Die Reaktion kam prompt. Und sie war unmissverständlich.
Anfang Juli regte ein Expertenbericht der Armee an, dass die Schweiz die Dienstpflicht auf die Frauen ausweiten sollte. Sofort gingen Gleichstellungspolitikerinnen auf die Barrikaden. Der Zeitpunkt für diese Diskussion sei «völlig verfehlt», meinte etwa Grünen-Frau Maya Graf (54). Solange die Lohngleichheit nicht erreicht und die Vereinbarkeit von Beruf und Familie nicht verbessert sei, gehe es nicht an, die Frauen einzuziehen. Debatte beendet? Im Gegenteil.
Denn es gibt durchaus prominente Frauen-Politikerinnen, die den Befund des Expertenberichts teilen. Zum Beispiel GLP-Politikerin Kathrin Bertschy (37). Sie bläst quasi zum Sturm der Frauen auf die Männerbastion Armee: «Wenn wir schon eine Armee haben, dann bitte schön mit den Frauen.» Pikant: Bertschy teilt sich das Präsidium der Frauenorganisation Alliance F mit der Grünen Maya Graf.
Eine allgemeine Miliz-Pflicht
Natürlich seien andere Gleichstellungsforderungen wichtiger, räumt sie ein. «Aber die Dienstpflicht für Frauen ist jetzt auf dem Tisch.
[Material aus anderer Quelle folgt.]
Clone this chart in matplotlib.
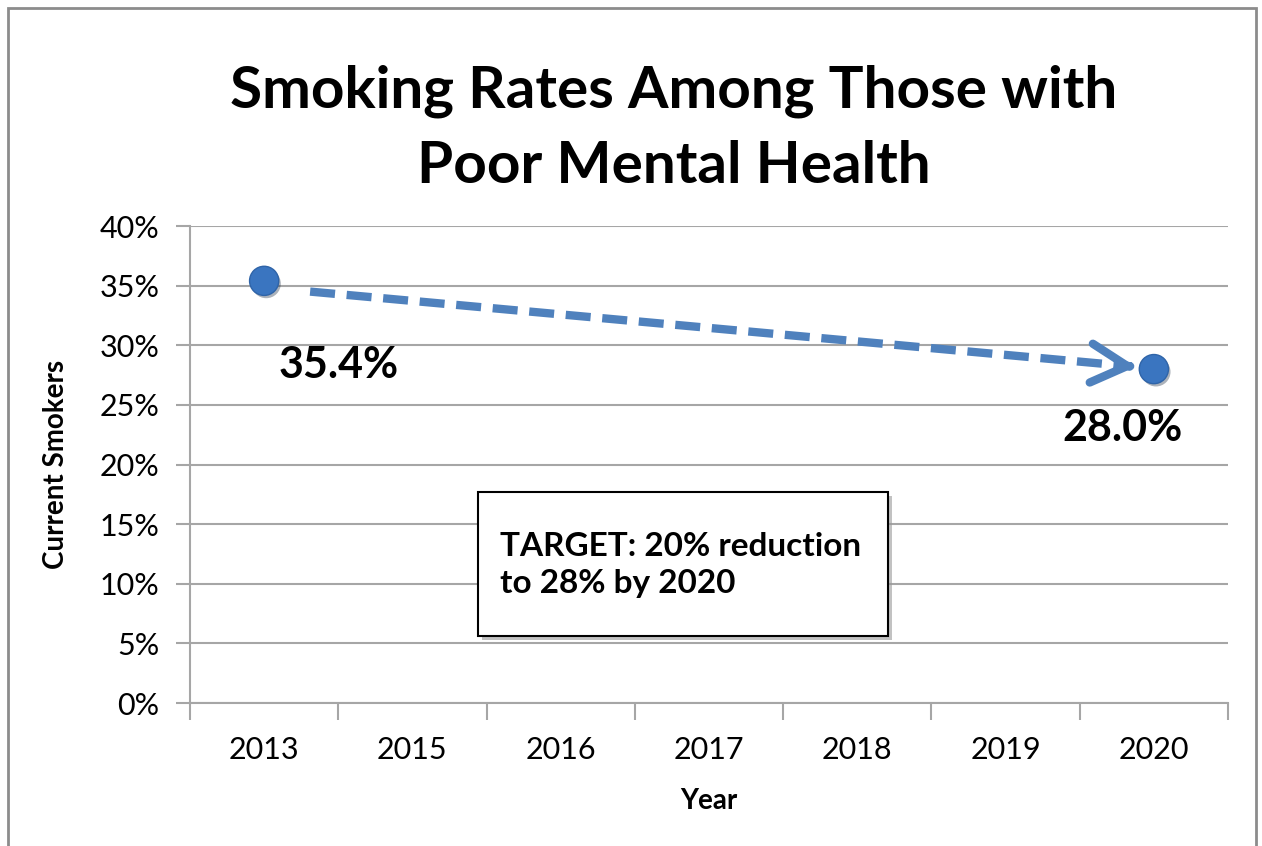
import matplotlib
matplotlib.use("Agg")
import matplotlib.pyplot as plt
import matplotlib.patheffects as pe
from matplotlib.patches import Rectangle
import numpy as np

# ---- data ----
YEARS = ["2013", "2015", "2016", "2017", "2018", "2019", "2020"]
POINT_YEARS = ["2013", "2020"]
RATES = [0.354, 0.280]
LABELS = ["35.4%", "28.0%"]
Y_TICKS = [0.00, 0.05, 0.10, 0.15, 0.20, 0.25, 0.30, 0.35, 0.40]
TITLE = "Smoking Rates Among Those with\nPoor Mental Health"
TARGET_TEXT = "TARGET: 20% reduction\nto 28% by 2020"

BLUE = "#4f81bd"
DOT = "#3a75c0"
GRID = "#a6a6a6"

plt.rcParams["font.family"] = ["Lato", "DejaVu Sans"]

W, H = 1262, 846
fig = plt.figure(figsize=(W / 100, H / 100), dpi=100)

# outer chart border
fig.patches.append(Rectangle((8 / W, -0.02), (1256 - 8) / W, 1.0 - 8 / H + 0.02,
                             transform=fig.transFigure, fill=False,
                             edgecolor="#8c8c8c", lw=2))

ax = fig.add_axes([190 / W, 143 / H, 1038 / W, 477 / H])
X = np.arange(len(YEARS))
ax.set_xlim(-0.5, len(YEARS) - 0.5)
ax.set_ylim(0, 0.40)

# gridlines
ax.set_yticks(Y_TICKS)
ax.set_yticklabels(["{:.0f}%".format(v * 100) for v in Y_TICKS], fontsize=22)
ax.yaxis.grid(True, color=GRID, lw=1.5)
ax.set_axisbelow(True)
for s in ["top", "right"]:
    ax.spines[s].set_visible(False)
for s in ["left", "bottom"]:
    ax.spines[s].set_color(GRID)
    ax.spines[s].set_linewidth(1.5)
ax.tick_params(axis="y", length=10, width=1.5, color=GRID, pad=12)

# category labels centered, tick marks between categories
ax.set_xticks(X)
ax.set_xticklabels(YEARS, fontsize=22)
ax.tick_params(axis="x", length=0, pad=24)
ax.set_xticks(np.arange(len(YEARS) + 1) - 0.5, minor=True)
ax.tick_params(axis="x", which="minor", length=12, width=1.5, color=GRID)

ax.set_xlabel("Year", fontsize=20, fontweight="bold", labelpad=17)
ax.set_ylabel("Current Smokers", fontsize=20, fontweight="bold", labelpad=22)

# points
px = [YEARS.index(y) for y in POINT_YEARS]
ax.plot(px, RATES, "o", ms=21, color=DOT, mec="#2f64a8", mew=1, zorder=5,
        path_effects=[pe.SimplePatchShadow(offset=(1.5, -2), alpha=0.35), pe.Normal()])

# data labels
ax.text(px[0] + 0.5, RATES[0] - 0.0706, LABELS[0], fontsize=31, fontweight="bold",
        ha="center", va="center")
ax.text(px[1] - 0.21, RATES[1] - 0.0494, LABELS[1], fontsize=31, fontweight="bold",
        ha="center", va="center")

# dashed trend arrow
start = (px[0] + 0.31, RATES[0] - 0.009)
end = (px[1] - 0.12, RATES[1] + 0.002)
ax.plot([start[0], end[0] - 0.03], [start[1], end[1] + 0.0003], color=BLUE, lw=6,
        linestyle=(0, (3.0, 1.4)), solid_capstyle="butt", dash_capstyle="butt", zorder=4)
ax.annotate("", xy=end, xytext=(end[0] - 0.05, end[1] + 0.0005),
            arrowprops=dict(arrowstyle="->,head_length=1.3,head_width=0.7",
                            color=BLUE, lw=6, mutation_scale=20,
                            shrinkA=0, shrinkB=0, joinstyle="round", capstyle="round"),
            zorder=4)

# target text box with shadow
bx0, bx1 = 0.2775, 0.6724
by0, by1 = 0.1405, 0.4423
ax.add_patch(Rectangle((bx0 + 0.004, by0 - 0.009), bx1 - bx0, by1 - by0,
                       transform=ax.transAxes, facecolor="#9a9a9a", edgecolor="none",
                       alpha=0.6, zorder=6))
ax.add_patch(Rectangle((bx0, by0), bx1 - bx0, by1 - by0, transform=ax.transAxes,
                       facecolor="white", edgecolor="black", lw=1.5, zorder=7))
ax.text(0.2987, 0.289, TARGET_TEXT, transform=ax.transAxes, fontsize=24,
        fontweight="bold", ha="left", va="center", linespacing=1.35, zorder=8)

fig.suptitle(TITLE, x=674 / W, y=1 - 65 / H, va="top", fontsize=42,
             fontweight="bold", linespacing=1.5)

fig.savefig("out.png", dpi=100)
Reden wir darüber!»
Bertschys Vision: Eine allgemeine Miliz-Pflicht. Männer und Frauen sollen ihren Dienst an der Gemeinschaft im Zivildienst, im Zivilschutz, in einer politischen Behörde oder im Militär leisten. «Nur wenn Frauen und Männer gleiche Rechte und Pflichten haben, können wir die traditionellen Rollenbilder überwinden und endlich echte Gleichstellung schaffen.»
Doch die Bernerin kämpft auch aus sicherheitspolitischen Gründen für Frauen an den Waffen. «Cyber-Krieg, Terror, Umweltkatastrophen, Angriffe auf wichtige Infrastrukturen: Diesen Gefahren ist die Armee heute zu wenig gewachsen.» Der Grund dafür sei, dass viele männliche Armee-Kader gedanklich noch im Zweiten Weltkrieg steckten. Solange diese Kräfte am Ruder seien und unter sich blieben, könne man die Armee nicht richtig modernisieren. «Diversität macht jede Organisation stärker. Es liegt auf der Hand: Die Armee braucht die Frauen. Und zwar auf allen Hierarchiestufen.»
Hinzu komme, dass die Armee die besten Talente brauche. Heute finde die Selektion jedoch nur unter 50 Prozent der Jugendlichen statt. Bertschy: «So findet man sicher nicht die Besten.»
Weibliche Konkurrenz
Wegen mehr weiblicher Konkurrenz könnten dienstwillige Männer also künftig öfter ausgemustert werden. Für Bertschy kein Problem. «Vielleicht ist es ja gar nicht schlecht, wenn nicht mehr jeder Mann, der unbedingt will, einrücken kann. Die Armee wird sonst zu einseitig.»
Das Argument, dass Frauen schon heute freiwillig einrücken könnten, lässt die GLP-Politikerin nicht gelten. Heute würden Frauen geduldet, sofern sie sich der von Männern definierten Armee anpassten. «Mein Ziel ist, dass die Frauen mitbestimmen, was die Armee ist und wie sie sich entwickelt.»
Spaltet die Dienst-Frage die Frauenbewegung? Bertschys Co-Präsidentin Maya Graf relativiert: So gross seien die Differenzen gar nicht. Die allgemeine Dienstpflicht sei derzeit einfach kein Thema. Doch untergräbt diese Diskussionsverweigerung nicht die Position der Frauen? «Nein», sagt Graf. «Seit 30 Jahren verspricht uns die Verfassung Lohngleichheit. Bis heute fehlt den Frauen Geld in der Lohntüte und bei der Rente. Das hat Priorität.»
Ohnehin wird es die allgemeine Dienstpflicht schwer haben. Nicht zuletzt wegen der Opposition der Männer. Werner Salzmann (53, SVP) etwa sagt: «Frauen, die einrücken wollen, sind immer willkommen. Aber eine allgemeine Dienstpflicht lehne ich ab.» Frauen und Männer hätten in der Gesellschaft nun mal nicht die gleichen Aufgaben. «Es gibt keine totale Gleichberechtigung.» Für Salzmann steht ein anderes Problem im Vordergrund: «Der Armeebestand muss vergrössert werden. Primär mit Männern.»